## The problem
Restate each of the lines below word for word and drop every picture.

## Recorded data
##########
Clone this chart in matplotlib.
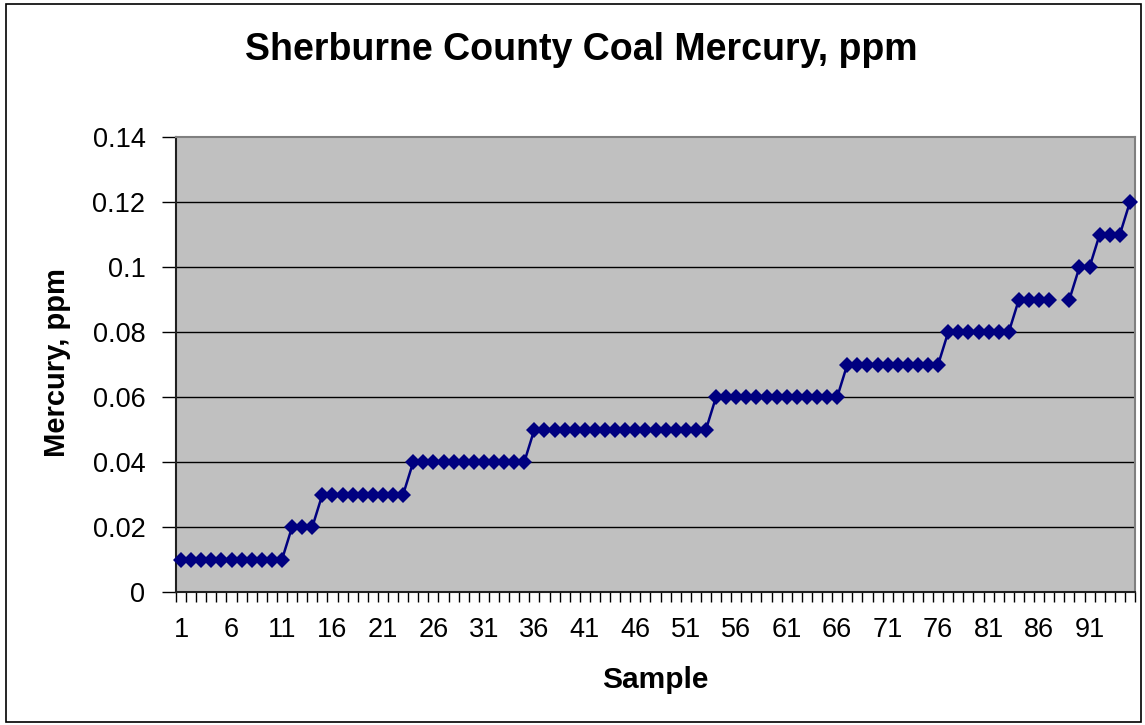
import numpy as np
import matplotlib as mpl
mpl.use('Agg')
import matplotlib.pyplot as plt
from matplotlib.patches import Rectangle

plt.rcParams['font.family'] = ['Liberation Sans', 'DejaVu Sans']

# mercury per sample, sorted; sample 88 has no value (gap in the line)
levels = [0.01, 0.02, 0.03, 0.04, 0.05, 0.06, 0.07, 0.08, 0.09, None, 0.09, 0.10, 0.11, 0.12]
counts = [11, 3, 9, 12, 18, 13, 10, 7, 4, 1, 1, 2, 3, 1]

mercury = []
for lev, n in zip(levels, counts):
    mercury += [np.nan if lev is None else lev] * n
mercury = np.array(mercury)
samples = np.arange(1, len(mercury) + 1)

x_labels = list(range(1, 92, 5))
y_ticks = [0, 0.02, 0.04, 0.06, 0.08, 0.1, 0.12, 0.14]

fig = plt.figure(figsize=(11.45, 7.25), dpi=100, facecolor='white')
ax = fig.add_axes([176/1145, 1-592/725, (1135-176)/1145, (592-137)/725])
ax.set_facecolor('#c0c0c0')

# outer chart border
fig.patches.append(Rectangle((6/1145, 3/725), 1135/1145, 718/725, transform=fig.transFigure,
                             fill=False, edgecolor='black', linewidth=1.2))

for y in y_ticks[1:-1]:
    ax.axhline(y, color='black', linewidth=1.0, zorder=1)

ax.plot(samples, mercury, color='#000080', linewidth=1.8, marker='D',
        markersize=8, markeredgewidth=0, zorder=3, clip_on=False)

ax.set_xlim(0.5, len(mercury) + 0.5)
ax.set_ylim(0, 0.14)

# category boundaries get the tick marks, every 5th category a label
ax.set_xticks(np.arange(0.5, len(mercury) + 1, 1.0))
ax.set_xticklabels([])
ax.set_xticks(x_labels, minor=True)
ax.set_xticklabels([str(v) for v in x_labels], minor=True, fontsize=19.5)
ax.tick_params(axis='x', which='major', direction='out', length=7, width=1, color='black')
ax.tick_params(axis='x', which='minor', length=0, pad=18)

ax.set_yticks(y_ticks)
ax.set_yticklabels(['0' if v == 0 else ('%g' % v) for v in y_ticks], fontsize=19.5)
ax.tick_params(axis='y', direction='out', length=10, width=1, color='black', pad=12)

for side in ['left', 'bottom']:
    ax.spines[side].set_color('#202020')
    ax.spines[side].set_linewidth(1.5)
for side in ['top', 'right']:
    ax.spines[side].set_color('#808080')
    ax.spines[side].set_linewidth(1.5)

fig.text(581/1145, 1-50/725, 'Sherburne County Coal Mercury, ppm', ha='center', va='center',
         fontsize=27, fontweight='bold')
fig.text(655/1145, 1-680/725, 'Sample', ha='center', va='center', fontsize=21.5, fontweight='bold')
fig.text(57/1145, 1-363/725, 'Mercury, ppm', ha='center', va='center', rotation=90,
         fontsize=21, fontweight='bold')

plt.savefig('out.png', dpi=100, facecolor='white')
##########
## Finished answer
Clone this chart in matplotlib.
import numpy as np
import matplotlib as mpl
mpl.use('Agg')
import matplotlib.pyplot as plt
from matplotlib.patches import Rectangle

plt.rcParams['font.family'] = ['Liberation Sans', 'DejaVu Sans']

# mercury per sample, sorted; sample 88 has no value (gap in the line)
levels = [0.01, 0.02, 0.03, 0.04, 0.05, 0.06, 0.07, 0.08, 0.09, None, 0.09, 0.10, 0.11, 0.12]
counts = [11, 3, 9, 12, 18, 13, 10, 7, 4, 1, 1, 2, 3, 1]

mercury = []
for lev, n in zip(levels, counts):
    mercury += [np.nan if lev is None else lev] * n
mercury = np.array(mercury)
samples = np.arange(1, len(mercury) + 1)

x_labels = list(range(1, 92, 5))
y_ticks = [0, 0.02, 0.04, 0.06, 0.08, 0.1, 0.12, 0.14]

fig = plt.figure(figsize=(11.45, 7.25), dpi=100, facecolor='white')
ax = fig.add_axes([176/1145, 1-592/725, (1135-176)/1145, (592-137)/725])
ax.set_facecolor('#c0c0c0')

# outer chart border
fig.patches.append(Rectangle((6/1145, 3/725), 1135/1145, 718/725, transform=fig.transFigure,
                             fill=False, edgecolor='black', linewidth=1.2))

for y in y_ticks[1:-1]:
    ax.axhline(y, color='black', linewidth=1.0, zorder=1)

ax.plot(samples, mercury, color='#000080', linewidth=1.8, marker='D',
        markersize=8, markeredgewidth=0, zorder=3, clip_on=False)

ax.set_xlim(0.5, len(mercury) + 0.5)
ax.set_ylim(0, 0.14)

# category boundaries get the tick marks, every 5th category a label
ax.set_xticks(np.arange(0.5, len(mercury) + 1, 1.0))
ax.set_xticklabels([])
ax.set_xticks(x_labels, minor=True)
ax.set_xticklabels([str(v) for v in x_labels], minor=True, fontsize=19.5)
ax.tick_params(axis='x', which='major', direction='out', length=7, width=1, color='black')
ax.tick_params(axis='x', which='minor', length=0, pad=18)

ax.set_yticks(y_ticks)
ax.set_yticklabels(['0' if v == 0 else ('%g' % v) for v in y_ticks], fontsize=19.5)
ax.tick_params(axis='y', direction='out', length=10, width=1, color='black', pad=12)

for side in ['left', 'bottom']:
    ax.spines[side].set_color('#202020')
    ax.spines[side].set_linewidth(1.5)
for side in ['top', 'right']:
    ax.spines[side].set_color('#808080')
    ax.spines[side].set_linewidth(1.5)

fig.text(581/1145, 1-50/725, 'Sherburne County Coal Mercury, ppm', ha='center', va='center',
         fontsize=27, fontweight='bold')
fig.text(655/1145, 1-680/725, 'Sample', ha='center', va='center', fontsize=21.5, fontweight='bold')
fig.text(57/1145, 1-363/725, 'Mercury, ppm', ha='center', va='center', rotation=90,
         fontsize=21, fontweight='bold')

plt.savefig('out.png', dpi=100, facecolor='white')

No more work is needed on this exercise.